When the first one said it I was mortified and almost snorted my iced decaf skim (that’s right, lady, SKIM!) latte all over her. By the time the third one was blathering at me like Dr. Oz later that week I was trending toward an inner eyeroll and a “Yeah, I used to eat butter straight out of the tub with a spoon.” (For the record, the baby is perfectly proportioned, according to her doctor.) (Oh and also for the record I was at Starbucks three times in the past week because when you’re a new parent Starbucks becomes your outpost, allowing for interaction with the outside world, yet not requiring the commitment of sitting down at a table with a menu and a waitress and surrounding customers who will be annoyed if your baby screams and you don’t leave immediately.)

Now, longtime readers of the Bird blog trilogy know — thanks to a smattering of bordering-on-WASPy-in-their-vagueness references — that I have had a somewhat complex relationship with food and body image in the past. (Booyah! Did it again!) Suffice it to say, the funhouse mirror reflection into which pregnancy converts one’s body has been difficult at times. Specifically, at times when blabby ladies of a certain age are implying my Cadbury Creme Eggs are coming home to roost.

And while there is a measure of temptation to do my best neck circle and finger wave and Jerry Springer-stage-ready “You don’t know me!” I am instead realizing in these last few days that I need simply to add this to the list of boneheaded intrusions new mothers must suffer. Sort of makes me nostalgic for the days when it was just an unauthorized belly pat. Also makes me feel for that chick in China who just gave birth to a 13.75-pound baby. The comments she must be getting. Hopefully she’s just thinking, “Yeah, I used to eat red bean paste straight out of the tub with chopsticks,” and rolling her eyes.

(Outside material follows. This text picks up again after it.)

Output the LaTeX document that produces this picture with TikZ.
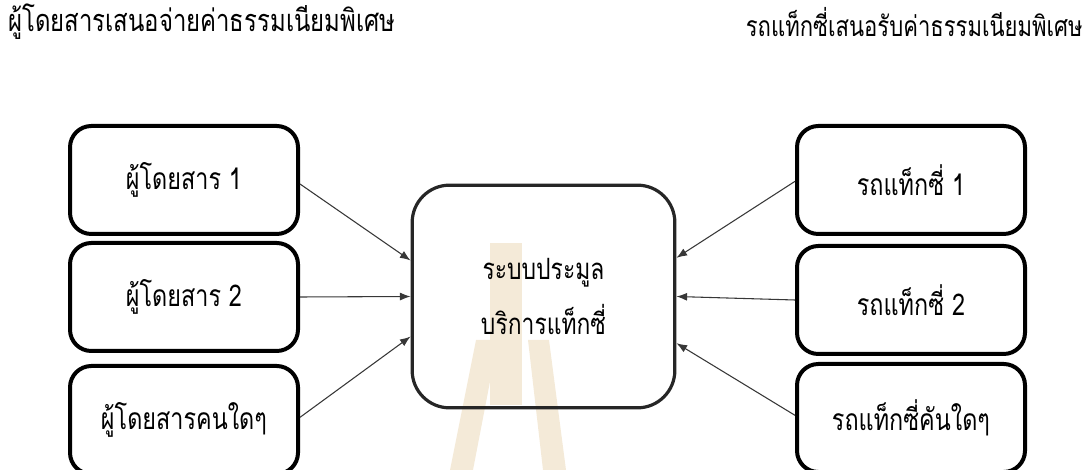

14 Responses to “Weight Watchers”

  1. Sioux Says:

    You know, this just reinforces for me the notion that people (men and women alike) just open their mouths and say the stupidest things when they’re in the presence of a beautiful woman!!

  2. Libba Says:

    Ditto, Sioux! Or maybe people are just angling for a chance to get near the baby, and (as we say in Texas) they have no good bullshit. Can you say IG-NERNT?

  3. Michelle Says:

    Good grief! What idiots. What’s wrong with a big baby (not that she is, but even if she were)? Doesn’t that imply health, e.g., you did something right?
    They’re probably envious that they restricted themselves when they were pregnant. Next time, just say, “That’s right, I did. It was awesome! Soooo liberating.”

  4. Luna Says:

    I HATE the comments about how big and fat my baby is! And he’s not even that fat (70th percentile)!! I always respond, “better healthy and big than skinny and sickly, right?”

  5. Jaime Says:

    People have something to say whether your baby is skinny, chubby, or perfectly proportioned. That something is usually idiotic – but what can you do? I think you’re right though, you’ll have to add it to the list and be long-suffering, because I’m sure these comments will continue. I can only imagine “My, your daughter is wearing Lilly to the playground? Isn’t that expensive?” or “Heavens…how linguistically developed she is – do you just make her do English lessons all day long? Don’t you know playtime is important?”

  6. Lisa Says:

    It’s shocking how free people feel to opine on pregnancy and babies. And really, big and healthy is desireable – do they not know that? Plus, looking at you, you clearly did NOT gorge while preg. I say tell them to eff off next time.

  7. Tiffany Says:

    I think Jaime is right. and I’ve got one word for ya. Jealousy! it’s ugly. you have a beautiful little girl and people want to make you feel insecure. so wrong. I gotta say, when i ran into you last week, i had no reaction to baby bird’s size (only that she’s a doll), but WAS secretly thinking, can’t believe how great momma bird looks. B#tch! 🙂 you both look mah-va-lous. tell the “ladies” at Starbucks to stuff it!

  8. Amy Says:

    What percentile is Sabine?

  9. Skyalker Says:

    Sioux is absolutely right! As is Jaime! I read this in horror. Listen from the little I read of the “Girlfriends Guide to Pregnancy” – don’t expect miracles overnight which is realistic. It takes 9 months to get this way and you cannot expect to look like Heidi Klum in 3 months (then again she doesn’t look like Heidi Klum either after her fourth child).

    It sounds like you were minding your business and you were accosted by some mean women who have no consideration or mouth to brain filter. Next time, pull a line from the Real Housewives of Atlanta and say either “you gonna check me boo?” or “I’m the boss B#tch!”. Shut it down!

  10. lemmonex Says:

    Id be tempted to say something along the lines of “Quite the contrary! I actually purged every day in order to keep slim while pregnant to avoid comments like yours. Guess it didn’t work, but I still have hope I can teach my daughter to be obsessed with her weight..

    Or something like that.

    FWIW, and I hate to even counter such comments as I think bodies are bodies and we should all just keep our thoughts to ourselves, I think you looked fabulous, happy, and healthy through out your pregnancy…and that is all that really matters.

  11. Phil Says:

    I like to comment to new mothers how great their tits look, to make them feel good about themselves.

  12. Jessica Says:

    This makes me want to have a Blogger “Baby” Hour where we drink a beer and eat a maple donut while breastfeeding. Are you in?

  13. babybird Says:

    Thanks, all. The whole thing has been pretty eye-opening. Wow, people really are that insensitive.
    P.S.-Phil, creepy. But notice I didn’t say unwelcomed.

  14. lacochran Says:

    Amazing. I am often astounded with the stupid things people say but it seems to especially be the case once you get pregnant/give birth. It’s like a game of “how rude can I be?” Unfreakinbelievable.